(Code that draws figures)
◇ ◇ ◇ ◇
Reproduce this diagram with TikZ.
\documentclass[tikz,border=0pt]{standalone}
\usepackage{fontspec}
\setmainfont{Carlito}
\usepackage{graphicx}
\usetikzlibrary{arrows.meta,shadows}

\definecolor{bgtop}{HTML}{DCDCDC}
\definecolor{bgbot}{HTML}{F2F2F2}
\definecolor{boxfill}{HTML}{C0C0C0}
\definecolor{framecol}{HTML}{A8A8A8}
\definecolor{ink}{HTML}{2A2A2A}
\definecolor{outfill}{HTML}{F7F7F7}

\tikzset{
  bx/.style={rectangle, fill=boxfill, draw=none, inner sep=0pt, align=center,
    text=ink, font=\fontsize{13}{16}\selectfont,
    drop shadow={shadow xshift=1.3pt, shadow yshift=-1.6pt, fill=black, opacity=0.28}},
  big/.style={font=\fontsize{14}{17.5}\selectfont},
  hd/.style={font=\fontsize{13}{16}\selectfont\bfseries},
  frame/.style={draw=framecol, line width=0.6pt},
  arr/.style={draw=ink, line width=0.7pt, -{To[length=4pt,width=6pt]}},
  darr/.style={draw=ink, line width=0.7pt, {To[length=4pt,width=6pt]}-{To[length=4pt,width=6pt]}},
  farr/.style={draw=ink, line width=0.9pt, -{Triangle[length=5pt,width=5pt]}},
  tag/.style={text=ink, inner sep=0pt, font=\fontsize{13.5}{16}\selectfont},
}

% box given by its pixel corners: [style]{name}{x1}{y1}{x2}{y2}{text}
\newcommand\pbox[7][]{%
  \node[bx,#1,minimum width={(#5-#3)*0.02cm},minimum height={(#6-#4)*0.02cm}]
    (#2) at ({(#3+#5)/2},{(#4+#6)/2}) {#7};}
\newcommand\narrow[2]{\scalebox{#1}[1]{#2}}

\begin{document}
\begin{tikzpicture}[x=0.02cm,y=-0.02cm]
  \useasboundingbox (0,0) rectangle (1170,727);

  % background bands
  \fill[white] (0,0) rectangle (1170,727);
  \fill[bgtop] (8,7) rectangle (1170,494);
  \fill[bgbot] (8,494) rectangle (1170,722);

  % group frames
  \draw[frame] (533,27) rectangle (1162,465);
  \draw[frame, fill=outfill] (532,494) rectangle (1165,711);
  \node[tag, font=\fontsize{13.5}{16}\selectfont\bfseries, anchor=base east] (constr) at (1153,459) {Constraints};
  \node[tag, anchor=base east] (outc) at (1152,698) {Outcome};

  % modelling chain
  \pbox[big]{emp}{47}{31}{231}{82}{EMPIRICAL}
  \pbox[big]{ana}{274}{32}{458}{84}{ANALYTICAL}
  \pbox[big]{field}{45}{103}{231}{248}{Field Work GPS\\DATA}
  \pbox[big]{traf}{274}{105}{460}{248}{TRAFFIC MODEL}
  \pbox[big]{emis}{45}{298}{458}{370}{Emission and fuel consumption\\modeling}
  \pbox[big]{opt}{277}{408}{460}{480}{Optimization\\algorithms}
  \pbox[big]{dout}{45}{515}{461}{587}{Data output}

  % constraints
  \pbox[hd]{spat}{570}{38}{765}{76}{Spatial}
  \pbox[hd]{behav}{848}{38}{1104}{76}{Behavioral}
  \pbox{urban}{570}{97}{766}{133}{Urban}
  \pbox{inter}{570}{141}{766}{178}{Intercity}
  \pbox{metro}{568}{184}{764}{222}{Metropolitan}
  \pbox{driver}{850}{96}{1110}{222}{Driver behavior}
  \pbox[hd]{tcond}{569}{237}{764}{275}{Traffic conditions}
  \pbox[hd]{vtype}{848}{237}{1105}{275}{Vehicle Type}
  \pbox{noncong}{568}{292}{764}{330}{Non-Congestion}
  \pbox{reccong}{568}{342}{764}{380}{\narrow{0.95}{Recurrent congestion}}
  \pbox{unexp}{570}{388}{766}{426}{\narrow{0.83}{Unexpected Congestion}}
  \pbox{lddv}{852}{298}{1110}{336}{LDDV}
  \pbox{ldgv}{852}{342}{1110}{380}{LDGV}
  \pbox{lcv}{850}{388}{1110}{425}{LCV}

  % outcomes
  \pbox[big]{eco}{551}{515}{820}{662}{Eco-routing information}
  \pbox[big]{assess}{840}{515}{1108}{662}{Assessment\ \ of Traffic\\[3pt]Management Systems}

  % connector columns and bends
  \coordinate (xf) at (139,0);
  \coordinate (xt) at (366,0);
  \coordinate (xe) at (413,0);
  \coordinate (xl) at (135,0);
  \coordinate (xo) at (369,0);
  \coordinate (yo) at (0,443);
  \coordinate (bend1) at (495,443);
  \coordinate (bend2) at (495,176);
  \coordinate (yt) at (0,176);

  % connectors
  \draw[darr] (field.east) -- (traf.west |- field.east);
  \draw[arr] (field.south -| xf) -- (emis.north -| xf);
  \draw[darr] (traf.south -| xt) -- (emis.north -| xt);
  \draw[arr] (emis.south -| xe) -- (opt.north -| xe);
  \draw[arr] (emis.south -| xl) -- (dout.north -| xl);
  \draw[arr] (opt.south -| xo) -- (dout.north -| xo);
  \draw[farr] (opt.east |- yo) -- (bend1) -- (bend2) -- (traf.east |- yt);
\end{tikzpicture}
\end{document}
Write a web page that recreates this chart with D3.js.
◇ ◇ ◇ ◇
◆ Problem description ◆
Return what is listed above, exactly and completely.

◆ Exercise result ◆
Reproduce this diagram with TikZ.
\documentclass[tikz,border=0pt]{standalone}
\usepackage{fontspec}
\setmainfont{Carlito}
\usepackage{graphicx}
\usetikzlibrary{arrows.meta,shadows}

\definecolor{bgtop}{HTML}{DCDCDC}
\definecolor{bgbot}{HTML}{F2F2F2}
\definecolor{boxfill}{HTML}{C0C0C0}
\definecolor{framecol}{HTML}{A8A8A8}
\definecolor{ink}{HTML}{2A2A2A}
\definecolor{outfill}{HTML}{F7F7F7}

\tikzset{
  bx/.style={rectangle, fill=boxfill, draw=none, inner sep=0pt, align=center,
    text=ink, font=\fontsize{13}{16}\selectfont,
    drop shadow={shadow xshift=1.3pt, shadow yshift=-1.6pt, fill=black, opacity=0.28}},
  big/.style={font=\fontsize{14}{17.5}\selectfont},
  hd/.style={font=\fontsize{13}{16}\selectfont\bfseries},
  frame/.style={draw=framecol, line width=0.6pt},
  arr/.style={draw=ink, line width=0.7pt, -{To[length=4pt,width=6pt]}},
  darr/.style={draw=ink, line width=0.7pt, {To[length=4pt,width=6pt]}-{To[length=4pt,width=6pt]}},
  farr/.style={draw=ink, line width=0.9pt, -{Triangle[length=5pt,width=5pt]}},
  tag/.style={text=ink, inner sep=0pt, font=\fontsize{13.5}{16}\selectfont},
}

% box given by its pixel corners: [style]{name}{x1}{y1}{x2}{y2}{text}
\newcommand\pbox[7][]{%
  \node[bx,#1,minimum width={(#5-#3)*0.02cm},minimum height={(#6-#4)*0.02cm}]
    (#2) at ({(#3+#5)/2},{(#4+#6)/2}) {#7};}
\newcommand\narrow[2]{\scalebox{#1}[1]{#2}}

\begin{document}
\begin{tikzpicture}[x=0.02cm,y=-0.02cm]
  \useasboundingbox (0,0) rectangle (1170,727);

  % background bands
  \fill[white] (0,0) rectangle (1170,727);
  \fill[bgtop] (8,7) rectangle (1170,494);
  \fill[bgbot] (8,494) rectangle (1170,722);

  % group frames
  \draw[frame] (533,27) rectangle (1162,465);
  \draw[frame, fill=outfill] (532,494) rectangle (1165,711);
  \node[tag, font=\fontsize{13.5}{16}\selectfont\bfseries, anchor=base east] (constr) at (1153,459) {Constraints};
  \node[tag, anchor=base east] (outc) at (1152,698) {Outcome};

  % modelling chain
  \pbox[big]{emp}{47}{31}{231}{82}{EMPIRICAL}
  \pbox[big]{ana}{274}{32}{458}{84}{ANALYTICAL}
  \pbox[big]{field}{45}{103}{231}{248}{Field Work GPS\\DATA}
  \pbox[big]{traf}{274}{105}{460}{248}{TRAFFIC MODEL}
  \pbox[big]{emis}{45}{298}{458}{370}{Emission and fuel consumption\\modeling}
  \pbox[big]{opt}{277}{408}{460}{480}{Optimization\\algorithms}
  \pbox[big]{dout}{45}{515}{461}{587}{Data output}

  % constraints
  \pbox[hd]{spat}{570}{38}{765}{76}{Spatial}
  \pbox[hd]{behav}{848}{38}{1104}{76}{Behavioral}
  \pbox{urban}{570}{97}{766}{133}{Urban}
  \pbox{inter}{570}{141}{766}{178}{Intercity}
  \pbox{metro}{568}{184}{764}{222}{Metropolitan}
  \pbox{driver}{850}{96}{1110}{222}{Driver behavior}
  \pbox[hd]{tcond}{569}{237}{764}{275}{Traffic conditions}
  \pbox[hd]{vtype}{848}{237}{1105}{275}{Vehicle Type}
  \pbox{noncong}{568}{292}{764}{330}{Non-Congestion}
  \pbox{reccong}{568}{342}{764}{380}{\narrow{0.95}{Recurrent congestion}}
  \pbox{unexp}{570}{388}{766}{426}{\narrow{0.83}{Unexpected Congestion}}
  \pbox{lddv}{852}{298}{1110}{336}{LDDV}
  \pbox{ldgv}{852}{342}{1110}{380}{LDGV}
  \pbox{lcv}{850}{388}{1110}{425}{LCV}

  % outcomes
  \pbox[big]{eco}{551}{515}{820}{662}{Eco-routing information}
  \pbox[big]{assess}{840}{515}{1108}{662}{Assessment\ \ of Traffic\\[3pt]Management Systems}

  % connector columns and bends
  \coordinate (xf) at (139,0);
  \coordinate (xt) at (366,0);
  \coordinate (xe) at (413,0);
  \coordinate (xl) at (135,0);
  \coordinate (xo) at (369,0);
  \coordinate (yo) at (0,443);
  \coordinate (bend1) at (495,443);
  \coordinate (bend2) at (495,176);
  \coordinate (yt) at (0,176);

  % connectors
  \draw[darr] (field.east) -- (traf.west |- field.east);
  \draw[arr] (field.south -| xf) -- (emis.north -| xf);
  \draw[darr] (traf.south -| xt) -- (emis.north -| xt);
  \draw[arr] (emis.south -| xe) -- (opt.north -| xe);
  \draw[arr] (emis.south -| xl) -- (dout.north -| xl);
  \draw[arr] (opt.south -| xo) -- (dout.north -| xo);
  \draw[farr] (opt.east |- yo) -- (bend1) -- (bend2) -- (traf.east |- yt);
\end{tikzpicture}
\end{document}
Write a web page that recreates this chart with D3.js.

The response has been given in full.